— WHAT IS EXPECTED —
Copy out all of the material exactly.
^^^^^^^^
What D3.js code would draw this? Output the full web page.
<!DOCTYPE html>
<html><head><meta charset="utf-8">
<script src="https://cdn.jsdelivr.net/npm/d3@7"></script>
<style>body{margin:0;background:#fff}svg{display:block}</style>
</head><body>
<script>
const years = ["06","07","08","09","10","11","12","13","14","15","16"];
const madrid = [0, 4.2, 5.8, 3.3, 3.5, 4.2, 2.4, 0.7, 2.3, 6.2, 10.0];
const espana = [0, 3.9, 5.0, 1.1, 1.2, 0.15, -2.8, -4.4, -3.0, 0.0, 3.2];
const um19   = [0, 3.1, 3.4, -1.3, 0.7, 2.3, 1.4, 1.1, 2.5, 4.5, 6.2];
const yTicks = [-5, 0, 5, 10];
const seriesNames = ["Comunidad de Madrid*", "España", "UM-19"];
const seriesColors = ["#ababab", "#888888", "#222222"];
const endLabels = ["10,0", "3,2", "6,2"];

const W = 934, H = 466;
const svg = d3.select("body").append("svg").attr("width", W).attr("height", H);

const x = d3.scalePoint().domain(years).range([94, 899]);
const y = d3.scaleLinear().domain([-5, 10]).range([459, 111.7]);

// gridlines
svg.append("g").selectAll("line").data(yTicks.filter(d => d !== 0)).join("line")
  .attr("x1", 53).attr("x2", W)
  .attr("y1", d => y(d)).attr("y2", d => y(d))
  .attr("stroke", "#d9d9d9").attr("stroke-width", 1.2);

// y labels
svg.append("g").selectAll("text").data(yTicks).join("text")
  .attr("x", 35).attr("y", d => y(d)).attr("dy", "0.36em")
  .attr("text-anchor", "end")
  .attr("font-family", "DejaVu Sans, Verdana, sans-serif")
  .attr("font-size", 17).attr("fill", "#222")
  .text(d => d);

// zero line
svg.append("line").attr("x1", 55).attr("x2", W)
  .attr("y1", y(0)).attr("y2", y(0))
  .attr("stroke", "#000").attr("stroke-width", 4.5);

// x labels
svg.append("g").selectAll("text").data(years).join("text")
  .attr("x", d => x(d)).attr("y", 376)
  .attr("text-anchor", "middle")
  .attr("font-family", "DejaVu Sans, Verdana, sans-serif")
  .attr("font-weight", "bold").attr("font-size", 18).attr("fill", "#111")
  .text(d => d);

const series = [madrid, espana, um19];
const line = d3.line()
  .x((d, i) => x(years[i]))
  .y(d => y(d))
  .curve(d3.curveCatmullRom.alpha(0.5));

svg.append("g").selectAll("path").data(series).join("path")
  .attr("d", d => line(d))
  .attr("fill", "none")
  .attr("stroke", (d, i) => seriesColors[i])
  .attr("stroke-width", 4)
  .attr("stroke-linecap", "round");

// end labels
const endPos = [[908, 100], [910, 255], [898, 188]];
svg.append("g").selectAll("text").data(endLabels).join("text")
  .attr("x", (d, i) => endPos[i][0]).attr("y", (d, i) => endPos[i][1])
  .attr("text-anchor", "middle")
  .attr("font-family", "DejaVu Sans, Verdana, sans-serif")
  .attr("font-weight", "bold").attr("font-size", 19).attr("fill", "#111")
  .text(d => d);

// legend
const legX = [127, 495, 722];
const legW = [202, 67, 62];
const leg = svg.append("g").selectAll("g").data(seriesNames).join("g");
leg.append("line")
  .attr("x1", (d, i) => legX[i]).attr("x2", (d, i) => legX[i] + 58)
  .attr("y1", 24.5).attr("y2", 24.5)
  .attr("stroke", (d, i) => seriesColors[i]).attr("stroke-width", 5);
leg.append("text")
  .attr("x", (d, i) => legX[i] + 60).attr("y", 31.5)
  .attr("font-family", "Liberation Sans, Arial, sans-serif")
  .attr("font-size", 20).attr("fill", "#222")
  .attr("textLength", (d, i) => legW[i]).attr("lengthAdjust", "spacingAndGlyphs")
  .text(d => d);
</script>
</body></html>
^^^^^^^^
— FULL RESPONSE —
What D3.js code would draw this? Output the full web page.
<!DOCTYPE html>
<html><head><meta charset="utf-8">
<script src="https://cdn.jsdelivr.net/npm/d3@7"></script>
<style>body{margin:0;background:#fff}svg{display:block}</style>
</head><body>
<script>
const years = ["06","07","08","09","10","11","12","13","14","15","16"];
const madrid = [0, 4.2, 5.8, 3.3, 3.5, 4.2, 2.4, 0.7, 2.3, 6.2, 10.0];
const espana = [0, 3.9, 5.0, 1.1, 1.2, 0.15, -2.8, -4.4, -3.0, 0.0, 3.2];
const um19   = [0, 3.1, 3.4, -1.3, 0.7, 2.3, 1.4, 1.1, 2.5, 4.5, 6.2];
const yTicks = [-5, 0, 5, 10];
const seriesNames = ["Comunidad de Madrid*", "España", "UM-19"];
const seriesColors = ["#ababab", "#888888", "#222222"];
const endLabels = ["10,0", "3,2", "6,2"];

const W = 934, H = 466;
const svg = d3.select("body").append("svg").attr("width", W).attr("height", H);

const x = d3.scalePoint().domain(years).range([94, 899]);
const y = d3.scaleLinear().domain([-5, 10]).range([459, 111.7]);

// gridlines
svg.append("g").selectAll("line").data(yTicks.filter(d => d !== 0)).join("line")
  .attr("x1", 53).attr("x2", W)
  .attr("y1", d => y(d)).attr("y2", d => y(d))
  .attr("stroke", "#d9d9d9").attr("stroke-width", 1.2);

// y labels
svg.append("g").selectAll("text").data(yTicks).join("text")
  .attr("x", 35).attr("y", d => y(d)).attr("dy", "0.36em")
  .attr("text-anchor", "end")
  .attr("font-family", "DejaVu Sans, Verdana, sans-serif")
  .attr("font-size", 17).attr("fill", "#222")
  .text(d => d);

// zero line
svg.append("line").attr("x1", 55).attr("x2", W)
  .attr("y1", y(0)).attr("y2", y(0))
  .attr("stroke", "#000").attr("stroke-width", 4.5);

// x labels
svg.append("g").selectAll("text").data(years).join("text")
  .attr("x", d => x(d)).attr("y", 376)
  .attr("text-anchor", "middle")
  .attr("font-family", "DejaVu Sans, Verdana, sans-serif")
  .attr("font-weight", "bold").attr("font-size", 18).attr("fill", "#111")
  .text(d => d);

const series = [madrid, espana, um19];
const line = d3.line()
  .x((d, i) => x(years[i]))
  .y(d => y(d))
  .curve(d3.curveCatmullRom.alpha(0.5));

svg.append("g").selectAll("path").data(series).join("path")
  .attr("d", d => line(d))
  .attr("fill", "none")
  .attr("stroke", (d, i) => seriesColors[i])
  .attr("stroke-width", 4)
  .attr("stroke-linecap", "round");

// end labels
const endPos = [[908, 100], [910, 255], [898, 188]];
svg.append("g").selectAll("text").data(endLabels).join("text")
  .attr("x", (d, i) => endPos[i][0]).attr("y", (d, i) => endPos[i][1])
  .attr("text-anchor", "middle")
  .attr("font-family", "DejaVu Sans, Verdana, sans-serif")
  .attr("font-weight", "bold").attr("font-size", 19).attr("fill", "#111")
  .text(d => d);

// legend
const legX = [127, 495, 722];
const legW = [202, 67, 62];
const leg = svg.append("g").selectAll("g").data(seriesNames).join("g");
leg.append("line")
  .attr("x1", (d, i) => legX[i]).attr("x2", (d, i) => legX[i] + 58)
  .attr("y1", 24.5).attr("y2", 24.5)
  .attr("stroke", (d, i) => seriesColors[i]).attr("stroke-width", 5);
leg.append("text")
  .attr("x", (d, i) => legX[i] + 60).attr("y", 31.5)
  .attr("font-family", "Liberation Sans, Arial, sans-serif")
  .attr("font-size", 20).attr("fill", "#222")
  .attr("textLength", (d, i) => legW[i]).attr("lengthAdjust", "spacingAndGlyphs")
  .text(d => d);
</script>
</body></html>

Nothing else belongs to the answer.